GIVEN DATA:
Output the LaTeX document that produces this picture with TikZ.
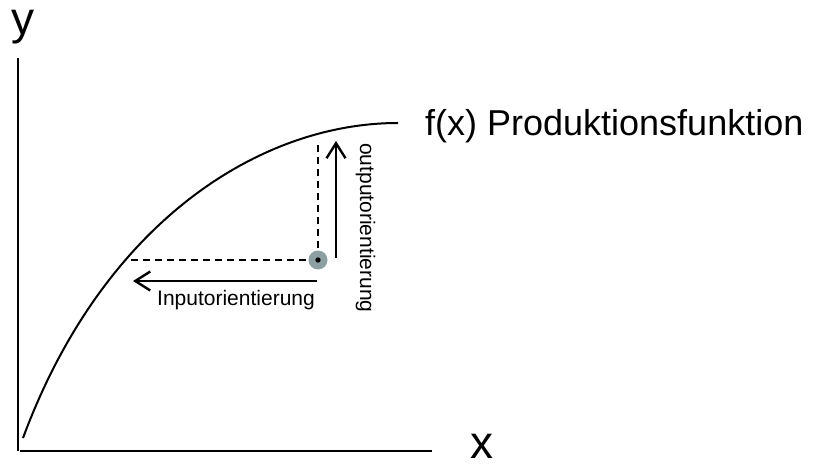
\documentclass[tikz,border=0pt]{standalone}
\usepackage{fontspec}
\setmainfont{Liberation Sans}
\usetikzlibrary{arrows.meta}
\definecolor{pointgray}{RGB}{140,160,162}
\begin{document}
\begin{tikzpicture}[x=1pt,y=-1pt,
  axis/.style={line width=2.3pt},
  curve/.style={line width=2pt},
  guide/.style={line width=1.6pt, dash pattern=on 7pt off 5pt},
  orient/.style={line width=2.6pt, -{Straight Barb[length=15pt,width=19pt,line width=2.4pt]}},
  big/.style={font=\fontsize{46}{50}\selectfont, inner sep=0pt},
  mid/.style={font=\fontsize{36}{40}\selectfont, inner sep=0pt},
  small/.style={font=\fontsize{21}{24}\selectfont, inner sep=0pt}]
\useasboundingbox (0,0) rectangle (819,465);
% axes
\coordinate (ytop) at (18,58);
\coordinate (ybot) at (18,451);
\coordinate (xleft) at (20,451);
\coordinate (xright) at (432,451);
\draw[axis] (ybot) -- (ytop);
\draw[axis] (xleft) -- (xright);
% production function
\coordinate (c0) at (23,438);
\coordinate (c1) at (398,123);
\draw[curve] (c0) .. controls (103,222) and (260,123) .. (c1);
% guides
\coordinate (p) at (318,260);
\coordinate (hit) at (126,260);
\coordinate (top) at (318,142);
\draw[guide] (p) -- (hit);
\draw[guide] (p) -- (top);
\node[circle, fill=pointgray, minimum size=19pt, inner sep=0pt] (P) at (p) {};
\fill (P.center) circle (2.7pt);
% orientation arrows
\coordinate (os) at (336,258);
\coordinate (oe) at (336,141);
\coordinate (is) at (317,281);
\coordinate (ie) at (133,281);
\draw[orient] (os) -- (oe);
\draw[orient] (is) -- (ie);
% labels
\node[big, anchor=base] (ylab) at (22.5,35) {y};
\node[big, anchor=base, text depth=0pt] (xlab) at (481.5,458) {x};
\node[mid, anchor=base west] (flab) at (425,136) {f(x) Produktionsfunktion};
\node[small, anchor=base west] (ilab) at (157,305) {Inputorientierung};
\node[small, anchor=base west, rotate=-90] (olab) at (360,143) {outputorientierung};
\end{tikzpicture}
\end{document}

WORK TO DO: Pictures are excluded; output everything else in the data verbatim.

TASK OUTPUT:
Output the LaTeX document that produces this picture with TikZ.
\documentclass[tikz,border=0pt]{standalone}
\usepackage{fontspec}
\setmainfont{Liberation Sans}
\usetikzlibrary{arrows.meta}
\definecolor{pointgray}{RGB}{140,160,162}
\begin{document}
\begin{tikzpicture}[x=1pt,y=-1pt,
  axis/.style={line width=2.3pt},
  curve/.style={line width=2pt},
  guide/.style={line width=1.6pt, dash pattern=on 7pt off 5pt},
  orient/.style={line width=2.6pt, -{Straight Barb[length=15pt,width=19pt,line width=2.4pt]}},
  big/.style={font=\fontsize{46}{50}\selectfont, inner sep=0pt},
  mid/.style={font=\fontsize{36}{40}\selectfont, inner sep=0pt},
  small/.style={font=\fontsize{21}{24}\selectfont, inner sep=0pt}]
\useasboundingbox (0,0) rectangle (819,465);
% axes
\coordinate (ytop) at (18,58);
\coordinate (ybot) at (18,451);
\coordinate (xleft) at (20,451);
\coordinate (xright) at (432,451);
\draw[axis] (ybot) -- (ytop);
\draw[axis] (xleft) -- (xright);
% production function
\coordinate (c0) at (23,438);
\coordinate (c1) at (398,123);
\draw[curve] (c0) .. controls (103,222) and (260,123) .. (c1);
% guides
\coordinate (p) at (318,260);
\coordinate (hit) at (126,260);
\coordinate (top) at (318,142);
\draw[guide] (p) -- (hit);
\draw[guide] (p) -- (top);
\node[circle, fill=pointgray, minimum size=19pt, inner sep=0pt] (P) at (p) {};
\fill (P.center) circle (2.7pt);
% orientation arrows
\coordinate (os) at (336,258);
\coordinate (oe) at (336,141);
\coordinate (is) at (317,281);
\coordinate (ie) at (133,281);
\draw[orient] (os) -- (oe);
\draw[orient] (is) -- (ie);
% labels
\node[big, anchor=base] (ylab) at (22.5,35) {y};
\node[big, anchor=base, text depth=0pt] (xlab) at (481.5,458) {x};
\node[mid, anchor=base west] (flab) at (425,136) {f(x) Produktionsfunktion};
\node[small, anchor=base west] (ilab) at (157,305) {Inputorientierung};
\node[small, anchor=base west, rotate=-90] (olab) at (360,143) {outputorientierung};
\end{tikzpicture}
\end{document}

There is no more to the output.